Mr. Bowman is a portfolio manager at Wickham Investment Counsel Inc.

What are we looking for?

Japan's Prime Minister Shinzo Abe has promised to do more to end deflation, and to weaken the yen. His government's top priority is to revive an economy that, last quarter, fell into its fifth technical recession in the past 15 years. My colleague Sean Pugliese and I decided to have a look at some Japanese stocks from a value metric.

The screen

By some measures, Japanese stocks are cheaper than they have been in a generation, and an intriguing play on a global recovery. The Tokyo Stock Price, or Topix index, is 75 per cent lower than its peak in 1989. Japanese stocks are by far the world's cheapest major market in terms of their book value, and the index generates a 2.2-per-cent dividend yield, more than three times the yield of the government's 10-year bond.
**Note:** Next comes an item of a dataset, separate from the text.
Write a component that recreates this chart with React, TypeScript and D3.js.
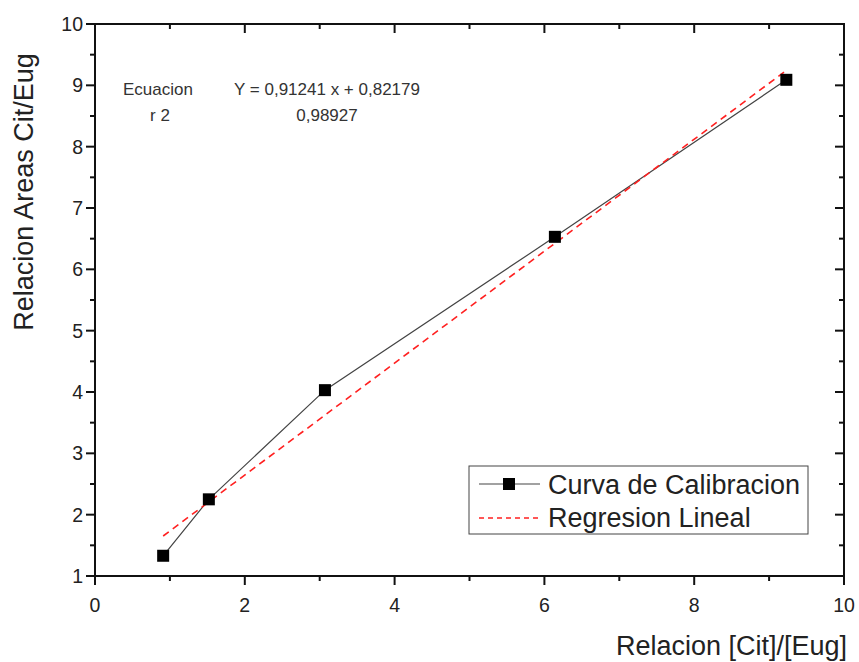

We have ranked a selection of Japanese companies by their price-to-earnings ratios. The P/E ratio shows how much investors are willing to pay per dollar of earnings. We are looking for a low number.

We are big believers in the price-to-cash-flow (P/CF) ratio. It evaluates the price of a company's stock relative to how much cash flow the company generates. It provides a better picture of a company's true earning power, and a low number is preferable.

The screen also includes the dividend yield and the total rate of return in 2012. Only companies with a market capitalization larger than $10-billion (Canadian) are included.

What did we find?

On average, these companies score very well. Here in Canada we are familiar with some of the names, such as Mitsubishi, Hitachi, and Isuzu Motors.

Nippon Telegraph is the largest telecommunications company in the world in terms of revenue. Inpex is an international oil and gas exploration and production company, with a shale gas project in British Columbia. Both of Japan's railways, Central Japan and East Japan, made the list and together they transport at high speed more than 300 million passengers a year. NTT Docomo is predominantly a mobile phone operator in Japan with 53 million customers. It also owns part of the largest mobile phone operator in India, which boasts 9 million new customers every month.


The new government has an understanding of the impending danger, and a sense of urgency about boosting the Japanese economy. Don't be surprised if Japanese equities start playing catch-up with the rest of the world.